Wednesday, May 9, I traveled to Kalispell for the spring meeting of the Northern Continental Divide Ecosystem Subcommittee of the Interagency Grizzly Bear Committee.

The meeting started with an update from Gary Bertelotti, Montana Fish, Wildlife and Parks Region 4 Supervisor. He said the grizzlies came out early this spring, and they have already been in 10 conflicts with livestock on the Front, which resulted in the removal of one male bear and the relocation of one female bear from Rockport Colony to the Sun River Game Range.

Bertelotti also reported that the carcass removal program is in full swing in Pondera and Teton Counties, and to date the service had removed 40 sheep, 120 calves, 10 cows and one horse to the Valier landfill. Grizzly Biologist Mike Madel is also redistributing carcasses from various farms and ranches to the Sun River Game Range, Blackleaf Wildlife Management Area and Ear Mountain.

Scott Jackson, National Carnivore Program Leader for the U.S. Forest Service’s Northern Region office in Missoula, talked about the NCDE Draft Conservation Strategy updates that have been made to the 2013 draft after receiving and responding to over 2,000 public comments. He said the Strategy was updated chapter by chapter, mostly to reduce redundancy and move different things around to different chapters to make the Strategy easier to read. Since five years have passed since the first draft, the science was also updated to more clearly show the modern statistics of the grizzly bears.

None of the additions or changes really stood out to me until John Waller, wildlife biologist with Glacier National Park, stood up to talk about updates to Chapter Four of the Strategy – Conflict Prevention.

Waller said, “At some point producers are going to have to accept a certain amount of damage.”

Yep. ACCEPT. You can imagine what was going through my head. So, during public comment I addressed the situation. Here’s an excerpt from my “speech.”

When John was talking about revisions for Chapter Four of the Conservation Strategy, he said, ‘At some point producers are going to have to accept a certain amount of damage.’ As soon as I heard that, my blood pressure went through the roof. I don’t have to ACCEPT anything. Livestock producers COPE with damage from deer and elk. We COPE with damage and losses from grizzlies. But we have never, and WILL never, ACCEPT those losses. Would you ACCEPT me taking your paycheck?

People need to realize that our livestock is our livelihood. We don’t do this for fun. I have pointed out to you before that these bears – especially on the Front – would not have a place to live, eat and survive if it weren’t for livestock producers such as myself. That said, I would hope you would realize how ridiculous the idea of us ACCEPTING damage and losses sounds.

Instead, I would expect the strategy to include a stepped up effort from U.S. Fish and Wildlife and Montana Fish, Wildlife and Parks to work with ranchers to prevent conflict.”

When the meeting was adjourned, John Waller introduced himself to me and we had a discussion about the word ACCEPT and why it wasn’t the best choice of words in this situation.
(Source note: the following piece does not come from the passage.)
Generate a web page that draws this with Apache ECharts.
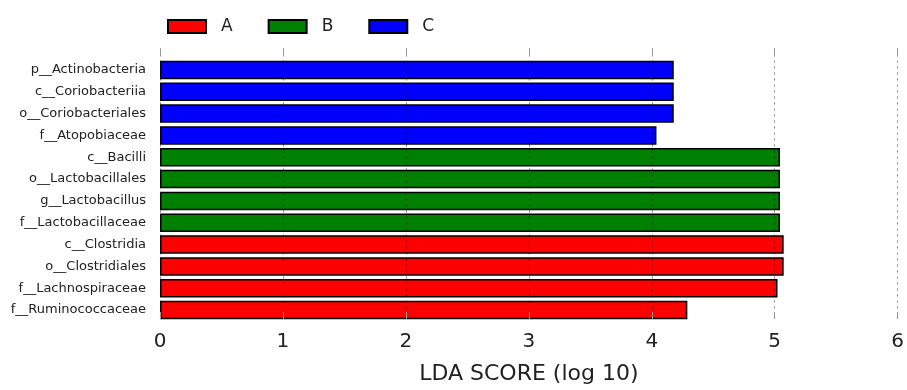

In the end, he understood where I was coming from and said he would change the sentence to be more suitable.

Here’s the thing – had I not been at that meeting, and had I not spoken up for our industry, that sentence would have been in the NCDE Conservation Strategy forever, and there would be nothing we could do about it. You know how many livestock producers were in that room yesterday? TWO. Nina Baucus and myself. 

It is imperative that we show up to defend our way of life. We cannot sit back and do nothing and expect things to change for the better.

The Interagency Grizzly Bear Committee is meeting June 19-21 at the KwaTaqNuk in Polson, Montana. I strongly encourage each and every one of you to attend and represent our beloved agricultural community.